Last month, it found Cheshenchuk guilty "of unbecoming, improper, unprofessional, or discreditable conduct" because she altered Hendricks' records and failed to disclose that fact to the college. She was reprimanded, suspended for a month and required to take ethics and record keeping courses.
'Is altering notes the worst thing that happened?'
Riffel said that is just a "tap on the fingers." She's stunned that inadequate record keeping is the only thing the college found wrong.
"I'm not sure if she should have done something different for my mom and is altering notes the worst thing that happened in this case?"
It feels like my mom's getting blamed for her own death even though she was going to the doctor to get help. - Shelly Riffel
While Riffel doubts Cheshenchuk did warn her mother, she said even if she did, is that really sufficient care?
"I don't understand why someone is being told to go to the hospital who the doctor thinks she's having a heart attack and she just lets her go. And that's OK."
It appears the college did investigate questions around the quality of care.
A January 2016 letter from the college to Cheshenchuk said one of the concerns it was investigating was that "your treatment of Ms. Hendricks may have failed to meet the standards of the medical profession."

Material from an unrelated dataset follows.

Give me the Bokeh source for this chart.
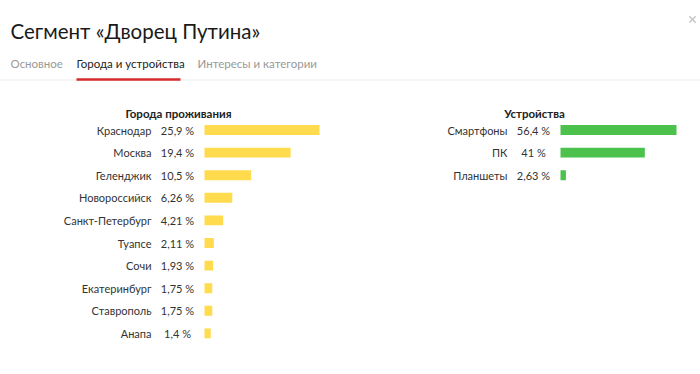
from bokeh.plotting import figure
from bokeh.models import Range1d
from bokeh.core.properties import value
from bokeh.embed import file_html
from bokeh.resources import INLINE

# ---------------- data ----------------
title_text = "Сегмент «Дворец Путина»"
tabs = ["Основное", "Города и устройства", "Интересы и категории"]
active_tab = 1
city_header = "Города проживания"
cities = ["Краснодар", "Москва", "Геленджик", "Новороссийск", "Санкт-Петербург",
          "Туапсе", "Сочи", "Екатеринбург", "Ставрополь", "Анапа"]
city_pct = [25.9, 19.4, 10.5, 6.26, 4.21, 2.11, 1.93, 1.75, 1.75, 1.4]
device_header = "Устройства"
devices = ["Смартфоны", "ПК", "Планшеты"]
device_pct = [56.4, 41, 2.63]


def fmt(v):
    return f"{v:g}".replace(".", ",") + " %"


# ---------------- layout (page pixel coordinates) ----------------
W, H = 700, 374
X0, Y0 = 0, 0
X1, Y1 = X0 + W, Y0 + H
FONT = value("Lato")

ROW0, ROW_STEP = 129.5, 22.6
CITY_BAR_X, CITY_BAR_MAXW = 204.0, 115.0
DEV_BAR_X, DEV_BAR_MAXW = 560.0, 116.0

p = figure(width=W, height=H, x_range=Range1d(X0, X1), y_range=Range1d(Y1, Y0),
           output_backend="svg", toolbar_location=None, min_border=0,
           background_fill_color="white", border_fill_color="white")
p.axis.visible = False
p.grid.visible = False
p.outline_line_color = None

# row scale: row index -> vertical position
p.extra_y_ranges = {"rows": Range1d((Y1 - ROW0) / ROW_STEP, (Y0 - ROW0) / ROW_STEP)}
# value scales for the two bar charts
cs = CITY_BAR_MAXW / max(city_pct)
ds = DEV_BAR_MAXW / max(device_pct)
p.extra_x_ranges = {
    "cities": Range1d((X0 - CITY_BAR_X) / cs, (X1 - CITY_BAR_X) / cs),
    "devices": Range1d((X0 - DEV_BAR_X) / ds, (X1 - DEV_BAR_X) / ds),
}

# ---------------- header ----------------
p.text(x=10, y=30, text=[title_text], text_font=FONT, text_font_size="20.5px",
       text_color="#1a1a1a", text_baseline="alphabetic", text_align="left")
p.scatter(x=[692], y=[19], marker="x", size=9, line_color="#c4c4c4", line_width=1.3)

tab_x = [10, 76, 197]
tab_colors = ["#222222" if i == active_tab else "#999999" for i in range(len(tabs))]
p.text(x=tab_x, y=62.5, text=tabs, text_font=FONT, text_font_size="11.5px",
       text_color=tab_colors, text_baseline="alphabetic", text_align="left")
p.segment(x0=[X0], y0=[79.5], x1=[X1], y1=[79.5], line_color="#ebebeb", line_width=1)
p.segment(x0=[76], y0=[79], x1=[180], y1=[79], line_color="#d52b2b", line_width=2.5)

# ---------------- cities ----------------
ci = list(range(len(cities)))
p.text(x=178, y=113, text=[city_header], text_font=FONT, text_font_size="11.5px",
       text_font_style="bold", text_color="#222222", text_align="center",
       text_baseline="alphabetic")
p.text(x=151, y=ci, text=cities, text_font=FONT, text_font_size="11px",
       text_color="#333333", text_align="right", text_baseline="middle",
       y_range_name="rows")
p.text(x=177, y=ci, text=[fmt(v) for v in city_pct], text_font=FONT,
       text_font_size="11px", text_color="#333333", text_align="center",
       text_baseline="middle", y_range_name="rows")
p.hbar(y=ci, left=0, right=city_pct, height=0.44, fill_color="#ffdb4d",
       line_color=None, x_range_name="cities", y_range_name="rows")

# ---------------- devices ----------------
di = list(range(len(devices)))
p.text(x=534, y=113, text=[device_header], text_font=FONT, text_font_size="11.5px",
       text_font_style="bold", text_color="#222222", text_align="center",
       text_baseline="alphabetic")
p.text(x=507, y=di, text=devices, text_font=FONT, text_font_size="11px",
       text_color="#333333", text_align="right", text_baseline="middle",
       y_range_name="rows")
p.text(x=533, y=di, text=[fmt(v) for v in device_pct], text_font=FONT,
       text_font_size="11px", text_color="#333333", text_align="center",
       text_baseline="middle", y_range_name="rows")
p.hbar(y=di, left=0, right=device_pct, height=0.44, fill_color="#4cc14c",
       line_color=None, x_range_name="devices", y_range_name="rows")

open("out.html", "w").write(file_html(p, INLINE))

But the college didn't lay charges related to Hendricks' quality of care. In an email to CBC, it said it can't charge a physician with unprofessional conduct "unless there is a reasonable probability of that charge being proved at a hearing."
In a letter to Riffel last month, an official explained "Dr. Cheshenchuk would have testified as set out in the report of the preliminary inquiry committee and there would have been no direct evidence available to challenge her evidence about what she told your mother."
In her letter to the college, Cheshenchuk said she feels sorry for the family's loss.
"In retrospect I really wish there were guidelines and procedures in place for involuntary hospital admission of patients in life-threatening situations. However, Mrs. Hendricks as an adult and mentally capable person, was the only one to decide whether to go or not to go to the hospital. I had no way to force her."
Riffel said that seems insensitive and wrong.
"It feels like my mom's getting blamed for her own death even though she was going to the doctor to get help."